• _WRITTEN REQUEST_
Word for word, give the material below again, minus any images.

• _GIVEN DATA_
━━━━

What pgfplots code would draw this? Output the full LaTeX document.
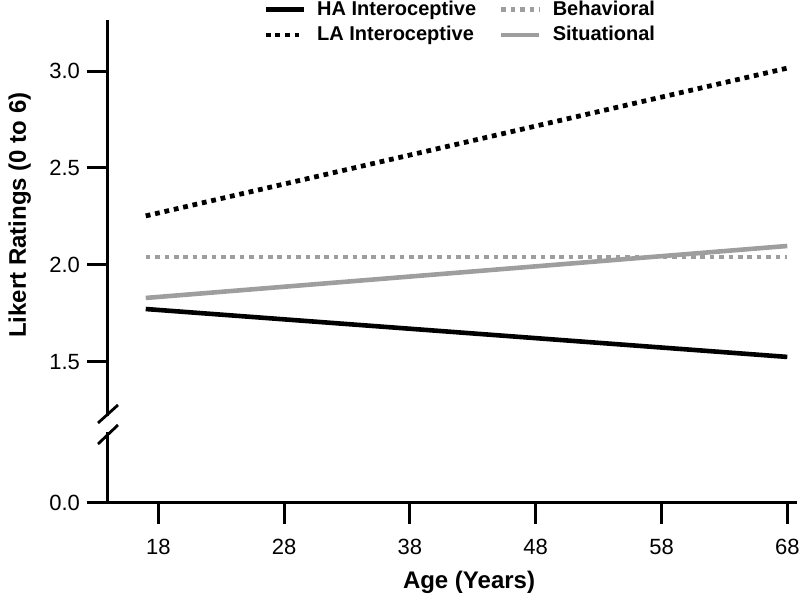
\documentclass[border=0pt]{standalone}
\usepackage{fontspec}
\setmainfont{Liberation Sans}
\usepackage{pgfplots}
\pgfplotsset{compat=1.18}
\definecolor{lgray}{RGB}{158,158,158}

\begin{document}
\begin{tikzpicture}
\useasboundingbox (-54pt,-47.5pt) rectangle (346pt,251.5pt);
\begin{axis}[
    scale only axis,
    width=344.5pt, height=241.5pt,
    xmin=14, xmax=68.77,
    ymin=0.773, ymax=3.263,
    axis x line*=bottom, axis y line*=left,
    axis line style={-, line width=1.5pt},
    every tick/.style={black, line width=1.5pt},
    major tick length=10.5pt,
    tick align=outside,
    xtick={18,28,38,48,58,68},
    ytick={0.773,1.5,2,2.5,3},
    yticklabels={0.0,1.5,2.0,2.5,3.0},
    /pgf/number format/assume math mode=true,
    ticklabel style={font=\fontsize{11}{13}\selectfont},
    xticklabel style={yshift=-4pt},
    xlabel={Age (Years)},
    ylabel={Likert Ratings (0 to 6)},
    label style={font=\bfseries\fontsize{12}{14}\selectfont},
    xlabel style={at={(axis description cs:0.524,-0.1636)}, anchor=center},
    ylabel style={at={(axis description cs:-0.128,0.596)}, anchor=center},
    clip=false,
    legend columns=2,
    legend cell align=left,
    legend style={draw=none, fill=none, inner sep=0pt,
        at={(axis description cs:0.225,1.049)}, anchor=north west,
        font=\bfseries\fontsize{10}{12}\selectfont,
        /tikz/every odd column/.append style={column sep=3.5pt},
        /tikz/every even column/.append style={column sep=9.5pt},
        row sep=0pt},
    legend image code/.code={\draw[#1] (0pt,0pt) -- (19pt,0pt);},
]
\addplot[black, line width=2.3pt] coordinates {(17,1.773) (68,1.526)};
\addlegendentry{HA Interoceptive}
\addplot[lgray, line width=2.3pt, dash pattern=on 2.3pt off 2.4pt] coordinates {(17,2.041) (68,2.041)};
\addlegendentry{Behavioral}
\addplot[black, line width=2.4pt, dash pattern=on 2.4pt off 2.4pt] coordinates {(17,2.253) (68,3.015)};
\addlegendentry{LA Interoceptive}
\addplot[lgray, line width=2.3pt] coordinates {(17,1.830) (68,2.098)};
\addlegendentry{Situational}
\end{axis}
% y-axis break
\fill[white] (-3pt,35.5pt) rectangle (3pt,43.5pt);
\draw[line width=1.4pt] (-5pt,40pt) -- (5pt,49pt);
\draw[line width=1.4pt] (-5pt,29.5pt) -- (5pt,39pt);
\end{tikzpicture}
\end{document}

━━━━

• _TASK RESULT_
What pgfplots code would draw this? Output the full LaTeX document.
\documentclass[border=0pt]{standalone}
\usepackage{fontspec}
\setmainfont{Liberation Sans}
\usepackage{pgfplots}
\pgfplotsset{compat=1.18}
\definecolor{lgray}{RGB}{158,158,158}

\begin{document}
\begin{tikzpicture}
\useasboundingbox (-54pt,-47.5pt) rectangle (346pt,251.5pt);
\begin{axis}[
    scale only axis,
    width=344.5pt, height=241.5pt,
    xmin=14, xmax=68.77,
    ymin=0.773, ymax=3.263,
    axis x line*=bottom, axis y line*=left,
    axis line style={-, line width=1.5pt},
    every tick/.style={black, line width=1.5pt},
    major tick length=10.5pt,
    tick align=outside,
    xtick={18,28,38,48,58,68},
    ytick={0.773,1.5,2,2.5,3},
    yticklabels={0.0,1.5,2.0,2.5,3.0},
    /pgf/number format/assume math mode=true,
    ticklabel style={font=\fontsize{11}{13}\selectfont},
    xticklabel style={yshift=-4pt},
    xlabel={Age (Years)},
    ylabel={Likert Ratings (0 to 6)},
    label style={font=\bfseries\fontsize{12}{14}\selectfont},
    xlabel style={at={(axis description cs:0.524,-0.1636)}, anchor=center},
    ylabel style={at={(axis description cs:-0.128,0.596)}, anchor=center},
    clip=false,
    legend columns=2,
    legend cell align=left,
    legend style={draw=none, fill=none, inner sep=0pt,
        at={(axis description cs:0.225,1.049)}, anchor=north west,
        font=\bfseries\fontsize{10}{12}\selectfont,
        /tikz/every odd column/.append style={column sep=3.5pt},
        /tikz/every even column/.append style={column sep=9.5pt},
        row sep=0pt},
    legend image code/.code={\draw[#1] (0pt,0pt) -- (19pt,0pt);},
]
\addplot[black, line width=2.3pt] coordinates {(17,1.773) (68,1.526)};
\addlegendentry{HA Interoceptive}
\addplot[lgray, line width=2.3pt, dash pattern=on 2.3pt off 2.4pt] coordinates {(17,2.041) (68,2.041)};
\addlegendentry{Behavioral}
\addplot[black, line width=2.4pt, dash pattern=on 2.4pt off 2.4pt] coordinates {(17,2.253) (68,3.015)};
\addlegendentry{LA Interoceptive}
\addplot[lgray, line width=2.3pt] coordinates {(17,1.830) (68,2.098)};
\addlegendentry{Situational}
\end{axis}
% y-axis break
\fill[white] (-3pt,35.5pt) rectangle (3pt,43.5pt);
\draw[line width=1.4pt] (-5pt,40pt) -- (5pt,49pt);
\draw[line width=1.4pt] (-5pt,29.5pt) -- (5pt,39pt);
\end{tikzpicture}
\end{document}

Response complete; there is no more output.